WHAT YOU NEED TO DO >>
Your task is to copy the lines between the line containing "Write a web" and the line containing "months.forEach((m, k) =>", counting both of those lines, and to emit nothing more.

Plotting code records:
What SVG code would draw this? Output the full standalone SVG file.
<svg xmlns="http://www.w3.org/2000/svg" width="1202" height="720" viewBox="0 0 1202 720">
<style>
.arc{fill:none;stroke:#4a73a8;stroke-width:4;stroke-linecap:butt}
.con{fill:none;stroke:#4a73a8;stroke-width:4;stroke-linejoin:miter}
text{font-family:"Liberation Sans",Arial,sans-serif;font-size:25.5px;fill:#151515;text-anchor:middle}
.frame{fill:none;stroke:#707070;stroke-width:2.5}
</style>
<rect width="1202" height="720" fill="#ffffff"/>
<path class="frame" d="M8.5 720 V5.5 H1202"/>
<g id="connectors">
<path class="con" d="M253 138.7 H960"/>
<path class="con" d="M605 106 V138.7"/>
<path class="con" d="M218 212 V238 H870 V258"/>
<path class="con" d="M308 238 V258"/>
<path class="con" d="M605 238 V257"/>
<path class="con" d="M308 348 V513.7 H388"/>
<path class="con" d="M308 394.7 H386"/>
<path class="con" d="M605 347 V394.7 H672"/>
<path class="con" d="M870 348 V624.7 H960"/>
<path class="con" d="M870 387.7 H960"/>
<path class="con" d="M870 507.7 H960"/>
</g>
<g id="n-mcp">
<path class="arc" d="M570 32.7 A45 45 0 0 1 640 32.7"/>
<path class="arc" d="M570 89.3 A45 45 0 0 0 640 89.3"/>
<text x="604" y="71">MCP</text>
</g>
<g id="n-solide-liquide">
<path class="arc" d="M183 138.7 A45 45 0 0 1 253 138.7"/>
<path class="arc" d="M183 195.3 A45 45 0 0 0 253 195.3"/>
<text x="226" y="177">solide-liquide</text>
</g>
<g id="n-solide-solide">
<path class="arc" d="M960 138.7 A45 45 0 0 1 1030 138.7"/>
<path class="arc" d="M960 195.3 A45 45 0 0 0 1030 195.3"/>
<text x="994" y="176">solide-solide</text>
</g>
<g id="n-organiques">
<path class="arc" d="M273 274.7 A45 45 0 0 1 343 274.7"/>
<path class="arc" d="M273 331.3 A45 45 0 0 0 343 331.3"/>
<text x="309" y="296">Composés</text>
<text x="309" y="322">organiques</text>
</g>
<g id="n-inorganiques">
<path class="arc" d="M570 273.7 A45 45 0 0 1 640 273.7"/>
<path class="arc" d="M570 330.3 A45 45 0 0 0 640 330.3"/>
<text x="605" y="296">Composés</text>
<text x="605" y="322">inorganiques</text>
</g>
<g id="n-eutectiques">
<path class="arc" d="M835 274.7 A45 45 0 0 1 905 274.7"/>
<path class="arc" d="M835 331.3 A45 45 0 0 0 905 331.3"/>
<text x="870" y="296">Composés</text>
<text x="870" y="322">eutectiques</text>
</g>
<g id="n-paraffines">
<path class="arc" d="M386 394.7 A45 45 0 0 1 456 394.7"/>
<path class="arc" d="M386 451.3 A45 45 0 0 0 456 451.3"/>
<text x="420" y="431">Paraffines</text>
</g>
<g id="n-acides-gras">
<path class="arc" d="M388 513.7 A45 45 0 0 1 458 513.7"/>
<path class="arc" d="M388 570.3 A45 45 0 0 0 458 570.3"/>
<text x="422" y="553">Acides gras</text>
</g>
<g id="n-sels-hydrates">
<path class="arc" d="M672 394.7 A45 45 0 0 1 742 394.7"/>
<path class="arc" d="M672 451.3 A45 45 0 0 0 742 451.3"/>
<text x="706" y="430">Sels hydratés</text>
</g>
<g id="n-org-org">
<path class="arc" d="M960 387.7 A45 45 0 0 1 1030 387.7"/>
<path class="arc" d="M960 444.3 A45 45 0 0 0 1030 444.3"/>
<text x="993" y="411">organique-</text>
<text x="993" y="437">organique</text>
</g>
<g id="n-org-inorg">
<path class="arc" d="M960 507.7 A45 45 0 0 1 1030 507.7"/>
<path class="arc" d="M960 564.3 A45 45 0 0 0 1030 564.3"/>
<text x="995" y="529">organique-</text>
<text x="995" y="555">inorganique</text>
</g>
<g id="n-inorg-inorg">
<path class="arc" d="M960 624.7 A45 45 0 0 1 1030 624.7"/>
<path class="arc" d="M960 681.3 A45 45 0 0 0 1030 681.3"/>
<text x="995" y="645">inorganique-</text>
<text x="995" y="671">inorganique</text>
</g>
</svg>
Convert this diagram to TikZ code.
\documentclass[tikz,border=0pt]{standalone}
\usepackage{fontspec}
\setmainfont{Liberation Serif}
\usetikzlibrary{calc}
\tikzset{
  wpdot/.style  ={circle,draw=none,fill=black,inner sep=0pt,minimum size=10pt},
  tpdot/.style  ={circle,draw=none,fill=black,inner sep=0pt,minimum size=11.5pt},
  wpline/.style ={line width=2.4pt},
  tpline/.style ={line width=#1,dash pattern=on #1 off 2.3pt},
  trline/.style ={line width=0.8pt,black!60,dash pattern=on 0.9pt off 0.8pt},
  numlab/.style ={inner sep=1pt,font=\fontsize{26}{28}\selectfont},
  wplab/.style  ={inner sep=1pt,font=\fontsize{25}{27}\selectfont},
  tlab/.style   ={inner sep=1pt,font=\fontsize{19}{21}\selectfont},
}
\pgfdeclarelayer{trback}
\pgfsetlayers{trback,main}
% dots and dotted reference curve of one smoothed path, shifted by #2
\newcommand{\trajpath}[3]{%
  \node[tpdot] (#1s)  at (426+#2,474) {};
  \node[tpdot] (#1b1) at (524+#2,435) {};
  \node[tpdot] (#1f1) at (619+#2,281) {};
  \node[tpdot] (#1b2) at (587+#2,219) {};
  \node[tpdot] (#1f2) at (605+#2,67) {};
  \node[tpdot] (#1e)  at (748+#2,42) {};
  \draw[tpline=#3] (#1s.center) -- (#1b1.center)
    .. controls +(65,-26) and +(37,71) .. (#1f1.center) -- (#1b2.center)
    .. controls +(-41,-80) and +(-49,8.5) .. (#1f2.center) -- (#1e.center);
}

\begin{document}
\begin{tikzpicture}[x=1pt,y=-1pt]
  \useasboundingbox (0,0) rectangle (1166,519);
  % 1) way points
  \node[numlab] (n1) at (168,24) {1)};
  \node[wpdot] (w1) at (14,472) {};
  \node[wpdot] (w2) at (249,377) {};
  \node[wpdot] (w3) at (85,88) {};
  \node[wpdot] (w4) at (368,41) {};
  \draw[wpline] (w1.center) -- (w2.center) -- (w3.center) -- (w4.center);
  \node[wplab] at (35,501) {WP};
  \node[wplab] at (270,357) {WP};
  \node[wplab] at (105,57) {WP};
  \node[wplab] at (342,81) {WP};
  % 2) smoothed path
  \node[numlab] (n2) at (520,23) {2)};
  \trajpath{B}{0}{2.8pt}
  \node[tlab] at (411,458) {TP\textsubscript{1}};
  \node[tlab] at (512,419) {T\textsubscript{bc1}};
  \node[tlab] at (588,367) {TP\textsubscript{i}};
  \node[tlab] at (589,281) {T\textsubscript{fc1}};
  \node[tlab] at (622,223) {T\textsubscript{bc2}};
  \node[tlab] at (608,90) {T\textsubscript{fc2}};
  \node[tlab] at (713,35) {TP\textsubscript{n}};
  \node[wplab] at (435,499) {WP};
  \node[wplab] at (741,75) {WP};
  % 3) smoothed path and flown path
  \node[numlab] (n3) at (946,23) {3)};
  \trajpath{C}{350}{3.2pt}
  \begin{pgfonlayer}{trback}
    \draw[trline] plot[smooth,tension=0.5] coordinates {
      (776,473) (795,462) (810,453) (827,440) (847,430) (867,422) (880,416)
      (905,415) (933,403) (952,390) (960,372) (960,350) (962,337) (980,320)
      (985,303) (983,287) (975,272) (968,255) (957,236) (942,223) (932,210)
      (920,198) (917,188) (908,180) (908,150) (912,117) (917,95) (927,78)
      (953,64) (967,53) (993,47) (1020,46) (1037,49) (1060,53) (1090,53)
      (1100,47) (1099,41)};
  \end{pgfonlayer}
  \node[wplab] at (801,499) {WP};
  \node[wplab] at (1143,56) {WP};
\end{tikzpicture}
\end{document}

---

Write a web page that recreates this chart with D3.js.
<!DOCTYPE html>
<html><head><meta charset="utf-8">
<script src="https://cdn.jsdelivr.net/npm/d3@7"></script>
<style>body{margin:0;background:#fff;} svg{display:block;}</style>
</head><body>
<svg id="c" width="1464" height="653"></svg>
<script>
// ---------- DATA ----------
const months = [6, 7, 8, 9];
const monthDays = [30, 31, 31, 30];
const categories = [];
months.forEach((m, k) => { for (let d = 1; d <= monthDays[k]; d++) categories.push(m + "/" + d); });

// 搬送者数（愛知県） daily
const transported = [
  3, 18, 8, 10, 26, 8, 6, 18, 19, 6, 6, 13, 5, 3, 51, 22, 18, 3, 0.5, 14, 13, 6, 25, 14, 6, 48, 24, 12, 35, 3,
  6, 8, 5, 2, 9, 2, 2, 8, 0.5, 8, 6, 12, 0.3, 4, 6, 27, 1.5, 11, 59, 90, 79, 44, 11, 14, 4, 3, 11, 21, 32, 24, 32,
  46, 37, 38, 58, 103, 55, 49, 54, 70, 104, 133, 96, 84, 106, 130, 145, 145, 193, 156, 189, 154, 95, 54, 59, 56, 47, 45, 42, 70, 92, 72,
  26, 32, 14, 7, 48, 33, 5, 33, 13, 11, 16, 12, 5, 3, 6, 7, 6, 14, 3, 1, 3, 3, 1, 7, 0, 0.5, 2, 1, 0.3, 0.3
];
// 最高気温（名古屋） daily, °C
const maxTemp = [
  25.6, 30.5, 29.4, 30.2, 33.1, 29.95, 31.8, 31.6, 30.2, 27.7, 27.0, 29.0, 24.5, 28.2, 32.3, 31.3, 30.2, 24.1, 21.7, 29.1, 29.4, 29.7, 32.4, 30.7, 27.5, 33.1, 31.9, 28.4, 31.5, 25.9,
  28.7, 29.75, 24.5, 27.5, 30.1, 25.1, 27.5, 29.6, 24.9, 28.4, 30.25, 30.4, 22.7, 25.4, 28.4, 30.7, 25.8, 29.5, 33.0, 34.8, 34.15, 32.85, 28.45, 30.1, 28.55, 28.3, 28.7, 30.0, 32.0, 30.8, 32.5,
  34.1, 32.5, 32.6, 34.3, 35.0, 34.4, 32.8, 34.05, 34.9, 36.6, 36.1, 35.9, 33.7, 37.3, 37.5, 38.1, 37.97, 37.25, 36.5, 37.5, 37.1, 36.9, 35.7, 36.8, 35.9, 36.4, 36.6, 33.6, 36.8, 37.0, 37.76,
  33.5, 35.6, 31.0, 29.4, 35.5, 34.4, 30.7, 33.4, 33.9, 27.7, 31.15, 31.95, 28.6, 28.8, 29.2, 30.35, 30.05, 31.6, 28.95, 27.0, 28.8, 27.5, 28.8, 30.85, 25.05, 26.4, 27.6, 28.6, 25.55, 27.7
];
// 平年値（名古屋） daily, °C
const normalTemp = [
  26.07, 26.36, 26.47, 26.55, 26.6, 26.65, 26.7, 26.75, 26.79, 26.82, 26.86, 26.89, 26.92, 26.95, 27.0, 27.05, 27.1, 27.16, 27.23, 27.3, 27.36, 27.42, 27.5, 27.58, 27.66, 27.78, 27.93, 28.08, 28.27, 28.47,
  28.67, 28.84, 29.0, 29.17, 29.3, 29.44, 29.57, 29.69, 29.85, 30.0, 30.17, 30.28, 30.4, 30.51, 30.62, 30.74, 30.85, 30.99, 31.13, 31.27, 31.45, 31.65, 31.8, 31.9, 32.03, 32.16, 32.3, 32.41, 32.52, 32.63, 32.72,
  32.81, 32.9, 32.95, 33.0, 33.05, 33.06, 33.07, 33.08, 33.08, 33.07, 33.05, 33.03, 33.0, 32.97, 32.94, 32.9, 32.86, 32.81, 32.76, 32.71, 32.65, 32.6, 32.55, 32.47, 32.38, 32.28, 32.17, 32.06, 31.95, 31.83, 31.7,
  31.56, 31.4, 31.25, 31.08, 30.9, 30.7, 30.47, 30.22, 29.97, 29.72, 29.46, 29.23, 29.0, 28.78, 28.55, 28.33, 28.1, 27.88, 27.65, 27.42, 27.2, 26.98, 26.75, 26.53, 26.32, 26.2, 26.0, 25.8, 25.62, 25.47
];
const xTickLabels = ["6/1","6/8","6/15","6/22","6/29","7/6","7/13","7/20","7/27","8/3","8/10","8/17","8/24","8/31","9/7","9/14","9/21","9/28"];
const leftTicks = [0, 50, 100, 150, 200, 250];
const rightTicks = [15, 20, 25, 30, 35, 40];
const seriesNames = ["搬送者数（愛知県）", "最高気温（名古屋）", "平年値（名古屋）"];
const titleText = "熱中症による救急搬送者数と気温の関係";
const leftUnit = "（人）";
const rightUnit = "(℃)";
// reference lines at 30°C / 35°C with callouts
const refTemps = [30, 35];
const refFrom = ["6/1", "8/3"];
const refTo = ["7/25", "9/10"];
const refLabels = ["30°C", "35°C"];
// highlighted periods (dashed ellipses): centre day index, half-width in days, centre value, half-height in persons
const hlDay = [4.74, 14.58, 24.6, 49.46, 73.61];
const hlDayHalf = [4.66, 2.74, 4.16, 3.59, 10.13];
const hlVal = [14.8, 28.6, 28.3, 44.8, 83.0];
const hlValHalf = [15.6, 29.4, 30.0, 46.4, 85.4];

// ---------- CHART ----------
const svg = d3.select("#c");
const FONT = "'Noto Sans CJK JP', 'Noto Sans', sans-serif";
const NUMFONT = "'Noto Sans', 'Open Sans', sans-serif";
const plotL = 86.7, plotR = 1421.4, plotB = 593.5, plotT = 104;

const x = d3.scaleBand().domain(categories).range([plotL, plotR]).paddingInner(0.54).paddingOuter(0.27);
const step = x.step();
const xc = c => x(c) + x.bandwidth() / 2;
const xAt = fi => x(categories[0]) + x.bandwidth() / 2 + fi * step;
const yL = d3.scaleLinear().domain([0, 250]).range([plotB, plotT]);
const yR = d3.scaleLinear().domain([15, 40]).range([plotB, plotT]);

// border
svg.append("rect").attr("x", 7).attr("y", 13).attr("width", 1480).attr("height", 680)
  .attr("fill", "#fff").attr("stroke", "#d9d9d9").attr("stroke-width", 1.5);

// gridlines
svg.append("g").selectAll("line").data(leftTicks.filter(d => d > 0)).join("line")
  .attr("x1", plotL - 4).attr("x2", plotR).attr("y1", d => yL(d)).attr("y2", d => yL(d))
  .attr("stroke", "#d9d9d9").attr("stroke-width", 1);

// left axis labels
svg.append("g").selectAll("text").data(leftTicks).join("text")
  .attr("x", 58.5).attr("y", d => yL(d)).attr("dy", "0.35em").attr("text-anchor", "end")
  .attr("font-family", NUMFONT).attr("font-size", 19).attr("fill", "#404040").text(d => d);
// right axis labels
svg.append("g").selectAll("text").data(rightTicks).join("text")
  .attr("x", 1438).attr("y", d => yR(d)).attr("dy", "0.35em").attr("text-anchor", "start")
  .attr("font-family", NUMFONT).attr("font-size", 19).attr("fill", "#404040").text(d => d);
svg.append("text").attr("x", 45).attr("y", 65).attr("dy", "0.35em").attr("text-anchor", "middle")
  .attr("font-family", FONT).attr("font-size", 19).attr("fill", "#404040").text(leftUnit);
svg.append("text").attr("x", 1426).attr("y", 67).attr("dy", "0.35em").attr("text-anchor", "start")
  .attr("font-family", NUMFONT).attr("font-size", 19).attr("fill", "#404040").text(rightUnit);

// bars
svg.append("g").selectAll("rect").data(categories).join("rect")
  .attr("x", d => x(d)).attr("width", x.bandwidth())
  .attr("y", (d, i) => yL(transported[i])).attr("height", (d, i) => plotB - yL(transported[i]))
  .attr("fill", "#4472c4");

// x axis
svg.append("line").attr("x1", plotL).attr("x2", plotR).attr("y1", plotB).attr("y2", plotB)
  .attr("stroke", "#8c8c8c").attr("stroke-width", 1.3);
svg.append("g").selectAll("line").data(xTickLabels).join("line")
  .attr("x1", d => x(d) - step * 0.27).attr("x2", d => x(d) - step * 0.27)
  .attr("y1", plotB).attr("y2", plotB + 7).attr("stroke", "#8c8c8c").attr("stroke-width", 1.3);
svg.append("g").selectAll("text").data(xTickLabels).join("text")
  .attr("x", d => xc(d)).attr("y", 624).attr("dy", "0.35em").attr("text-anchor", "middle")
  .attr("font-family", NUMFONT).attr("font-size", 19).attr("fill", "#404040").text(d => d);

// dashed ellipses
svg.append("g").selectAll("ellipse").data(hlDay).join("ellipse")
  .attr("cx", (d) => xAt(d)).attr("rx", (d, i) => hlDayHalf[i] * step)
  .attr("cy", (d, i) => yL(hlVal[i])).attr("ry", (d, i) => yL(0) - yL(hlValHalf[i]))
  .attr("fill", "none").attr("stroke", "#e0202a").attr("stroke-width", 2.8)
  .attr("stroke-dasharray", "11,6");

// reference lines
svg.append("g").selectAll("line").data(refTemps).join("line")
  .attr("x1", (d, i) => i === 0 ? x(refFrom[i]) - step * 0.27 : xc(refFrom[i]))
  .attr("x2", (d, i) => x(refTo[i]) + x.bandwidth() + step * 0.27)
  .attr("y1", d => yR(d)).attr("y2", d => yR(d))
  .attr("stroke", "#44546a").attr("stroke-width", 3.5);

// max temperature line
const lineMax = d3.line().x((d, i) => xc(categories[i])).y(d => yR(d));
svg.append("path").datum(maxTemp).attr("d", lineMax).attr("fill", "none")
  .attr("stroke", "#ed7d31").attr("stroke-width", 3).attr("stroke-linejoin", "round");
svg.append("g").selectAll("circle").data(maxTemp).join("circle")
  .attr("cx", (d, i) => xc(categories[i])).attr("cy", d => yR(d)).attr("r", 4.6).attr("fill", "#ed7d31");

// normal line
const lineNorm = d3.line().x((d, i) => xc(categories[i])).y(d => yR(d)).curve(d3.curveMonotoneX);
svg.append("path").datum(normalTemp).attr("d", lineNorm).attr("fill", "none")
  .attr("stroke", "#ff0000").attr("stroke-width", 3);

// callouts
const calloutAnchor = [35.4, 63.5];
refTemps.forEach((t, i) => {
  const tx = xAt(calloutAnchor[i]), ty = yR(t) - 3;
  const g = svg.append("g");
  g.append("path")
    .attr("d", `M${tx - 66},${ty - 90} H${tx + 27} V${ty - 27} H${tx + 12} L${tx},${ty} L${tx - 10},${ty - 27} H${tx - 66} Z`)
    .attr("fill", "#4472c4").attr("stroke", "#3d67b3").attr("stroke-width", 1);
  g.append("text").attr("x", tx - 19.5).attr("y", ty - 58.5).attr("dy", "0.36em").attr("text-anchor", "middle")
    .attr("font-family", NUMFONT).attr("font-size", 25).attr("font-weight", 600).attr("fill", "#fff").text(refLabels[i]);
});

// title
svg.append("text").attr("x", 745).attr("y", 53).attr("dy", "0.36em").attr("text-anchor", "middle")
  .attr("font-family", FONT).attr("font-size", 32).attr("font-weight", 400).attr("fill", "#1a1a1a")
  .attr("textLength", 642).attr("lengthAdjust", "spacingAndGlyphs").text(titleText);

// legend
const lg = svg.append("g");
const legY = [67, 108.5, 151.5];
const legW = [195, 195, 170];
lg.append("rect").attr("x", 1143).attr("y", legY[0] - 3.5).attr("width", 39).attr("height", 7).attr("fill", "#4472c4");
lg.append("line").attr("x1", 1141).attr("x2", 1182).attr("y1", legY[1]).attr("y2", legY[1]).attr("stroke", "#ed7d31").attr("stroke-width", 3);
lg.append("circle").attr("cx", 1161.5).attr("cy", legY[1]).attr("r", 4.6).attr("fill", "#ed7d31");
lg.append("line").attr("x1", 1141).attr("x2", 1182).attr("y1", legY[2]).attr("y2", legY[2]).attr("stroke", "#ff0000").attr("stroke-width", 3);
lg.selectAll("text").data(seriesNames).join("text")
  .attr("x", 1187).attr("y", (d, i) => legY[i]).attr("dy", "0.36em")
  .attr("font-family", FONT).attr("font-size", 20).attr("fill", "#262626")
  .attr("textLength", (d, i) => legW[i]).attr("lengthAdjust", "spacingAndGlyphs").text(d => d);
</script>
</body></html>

CORRECT OUTPUT >>
Write a web page that recreates this chart with D3.js.
<!DOCTYPE html>
<html><head><meta charset="utf-8">
<script src="https://cdn.jsdelivr.net/npm/d3@7"></script>
<style>body{margin:0;background:#fff;} svg{display:block;}</style>
</head><body>
<svg id="c" width="1464" height="653"></svg>
<script>
// ---------- DATA ----------
const months = [6, 7, 8, 9];
const monthDays = [30, 31, 31, 30];
const categories = [];
months.forEach((m, k) => { for (let d = 1; d <= monthDays[k]; d++) categories.push(m + "/" + d); });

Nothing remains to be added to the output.